- _Supplied data_
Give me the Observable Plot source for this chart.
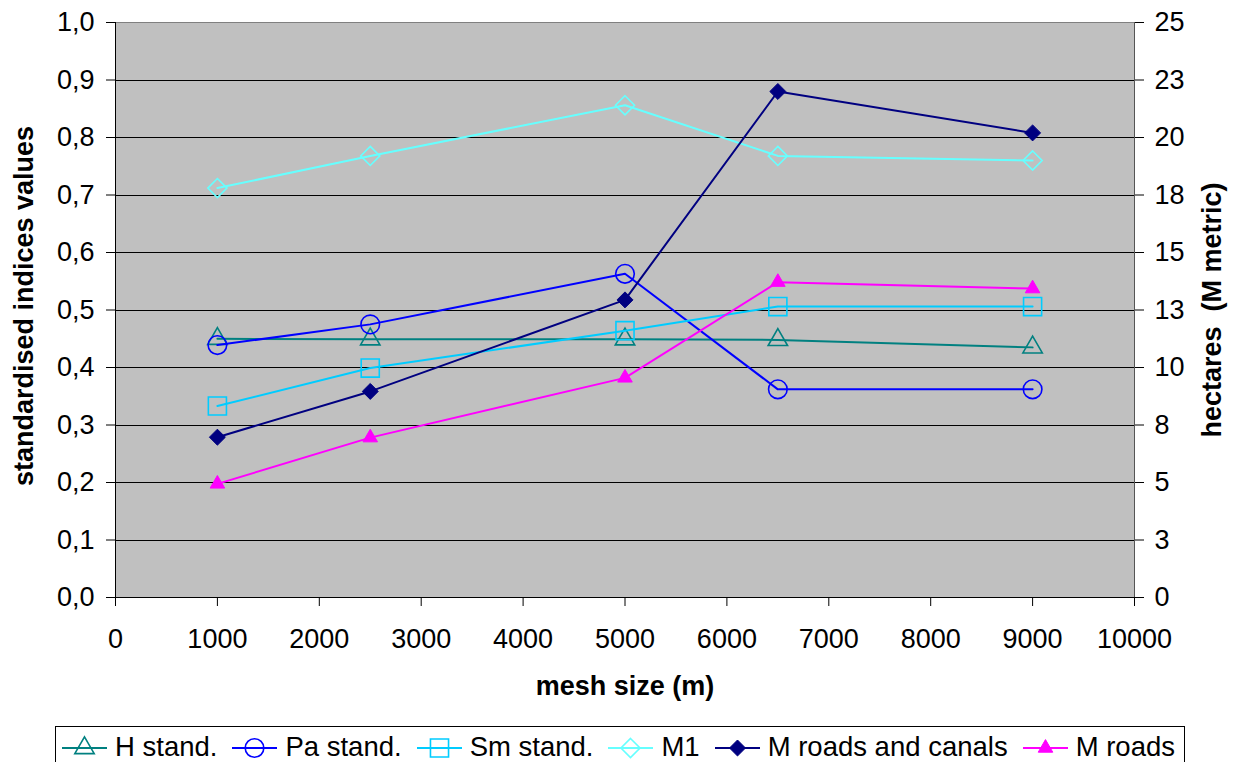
<!DOCTYPE html>
<html><head><meta charset="utf-8">
<script src="https://cdn.jsdelivr.net/npm/d3@7"></script>
<script src="https://cdn.jsdelivr.net/npm/@observablehq/plot@0.6"></script>
<style>
html,body{margin:0;padding:0;background:#fff;overflow:hidden;}
#wrap{position:relative;width:1238px;height:762px;font-family:"Liberation Sans",Arial,sans-serif;}
#legend{position:absolute;left:55px;top:726px;width:1130px;height:46px;box-sizing:border-box;border:1px solid #000;display:flex;align-items:flex-start;padding-left:6px;padding-top:5px;gap:15px;font-size:27.5px;line-height:30px;color:#000;white-space:nowrap;}
#legend .item{display:flex;align-items:center;}
#legend svg{display:block;margin-right:8px;}
</style>
</head><body>
<div id="wrap"><div id="chart"></div><div id="legend"></div></div>
<script>
// ---- data ----
const meshSizes = [1000, 2500, 5000, 6500, 9000];
const hStand = [0.450, 0.449, 0.449, 0.448, 0.435];
const paStand = [0.439, 0.475, 0.563, 0.362, 0.362];
const smStand = [0.333, 0.399, 0.464, 0.506, 0.506];
// hectares (M metric), right axis
const m1 = [17.8, 19.2, 21.4, 19.2, 19.0];
const mRoadsCanals = [6.97, 8.96, 12.94, 22.0, 20.2];
const mRoads = [4.94, 6.95, 9.55, 13.71, 13.43];

const seriesNames = ["H stand.", "Pa stand.", "Sm stand.", "M1", "M roads and canals", "M roads"];
const xTicks = [0, 1000, 2000, 3000, 4000, 5000, 6000, 7000, 8000, 9000, 10000];
const leftTicks = [0, 0.1, 0.2, 0.3, 0.4, 0.5, 0.6, 0.7, 0.8, 0.9, 1.0];
const leftTickLabels = ["0,0","0,1","0,2","0,3","0,4","0,5","0,6","0,7","0,8","0,9","1,0"];
const rightTickLabels = ["0","3","5","8","10","13","15","18","20","23","25"];
const rightMax = 25;
const xLabel = "mesh size (m)";
const leftLabel = "standardised indices values";
const rightLabel = "hectares  (M metric)";

// ---- styles ----
const styles = [
  {color:"#008080", symbol:"triangle", r:7.2, fill:"none", sw:1.6},
  {color:"#0000FF", symbol:"circle", r:9.3, fill:"none", sw:1.6},
  {color:"#00CCFF", symbol:"square", r:10.2, fill:"none", sw:1.6},
  {color:"#66FFFF", symbol:"diamond2", r:8.6, fill:"none", sw:1.6},
  {color:"#000080", symbol:"diamond2", r:7.2, fill:"#000080", sw:1},
  {color:"#FF00FF", symbol:"triangle", r:5.4, fill:"#FF00FF", sw:1}
];

const seriesValues = [hStand, paStand, smStand, m1, mRoadsCanals, mRoads];
const onRight = [false, false, false, true, true, true];
const tables = seriesValues.map((vals, s) => meshSizes.map((x, i) => ({
  x, y: onRight[s] ? vals[i] / rightMax : vals[i], series: seriesNames[s]
})));

const crisp = {shapeRendering: "crispEdges"};
const marks = [
  Plot.frame({fill:"#C0C0C0", stroke:"#808080", ...crisp}),
  Plot.ruleY(leftTicks.slice(1, -1), {stroke:"#000", strokeWidth:1, ...crisp}),
  Plot.ruleX([0], {stroke:"#000", ...crisp}),
  Plot.ruleX([10000], {stroke:"#555", ...crisp}),
  Plot.ruleY([0], {stroke:"#000", ...crisp}),
  Plot.axisX({ticks: xTicks, tickFormat: d => String(d), tickSize: 9, tickPadding: 22, label: null}),
  Plot.axisY({anchor:"left", ticks: leftTicks, tickFormat: d => leftTickLabels[Math.round(d*10)], tickSize: 9, tickPadding: 12, label: null}),
  Plot.axisY({anchor:"right", ticks: leftTicks, tickFormat: d => rightTickLabels[Math.round(d*10)], tickSize: 9, tickPadding: 11, label: null}),
  Plot.text([xLabel], {frameAnchor:"bottom", dy: 89, lineAnchor:"middle", textAnchor:"middle", fontWeight:"bold", fontSize: 27}),
  Plot.text([leftLabel], {frameAnchor:"left", dx: -91, dy: -4, rotate: -90, lineAnchor:"middle", textAnchor:"middle", fontWeight:"bold", fontSize: 27}),
  Plot.text([rightLabel], {frameAnchor:"right", dx: 78, rotate: -90, lineAnchor:"middle", textAnchor:"middle", fontWeight:"bold", fontSize: 27})
];
tables.forEach((t, s) => {
  const st = styles[s];
  marks.push(Plot.line(t, {x:"x", y:"y", stroke: st.color, strokeWidth: 2}));
  marks.push(Plot.dot(t, {x:"x", y:"y", symbol: st.symbol, r: st.r, stroke: st.color, strokeWidth: st.sw, fill: st.fill}));
});

const chart = Plot.plot({
  width: 1238, height: 722,
  marginLeft: 115, marginRight: 104, marginTop: 22, marginBottom: 125,
  style: {fontFamily: '"Liberation Sans", Arial, sans-serif', fontSize: "27px", color: "#000", background: "#fff"},
  x: {domain: [0, 10000], axis: null},
  y: {domain: [0, 1], axis: null},
  marks
});
document.getElementById("chart").appendChild(chart);

// ---- legend ----
const symMap = {triangle: d3.symbolTriangle, circle: d3.symbolCircle, square: d3.symbolSquare, diamond2: d3.symbolDiamond2};
const legend = document.getElementById("legend");
seriesNames.forEach((name, s) => {
  const st = styles[s];
  const item = document.createElement("div");
  item.className = "item";
  const size = Math.PI * st.r * st.r;
  const path = d3.symbol(symMap[st.symbol], size)();
  item.innerHTML = `<svg width="45" height="30" viewBox="0 0 45 30"><line x1="0" x2="45" y1="16" y2="16" stroke="${st.color}" stroke-width="2"/><path transform="translate(22.5,16)" d="${path}" fill="${st.fill}" stroke="${st.color}" stroke-width="${st.sw}"/></svg><span>${name}</span>`;
  legend.appendChild(item);
});
</script>
</body></html>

- _Problem description_
Search the listing for the word "chart" and return each line that holds it.

- _Complete answer_
Give me the Observable Plot source for this chart.
<div id="wrap"><div id="chart"></div><div id="legend"></div></div>
const chart = Plot.plot({
document.getElementById("chart").appendChild(chart);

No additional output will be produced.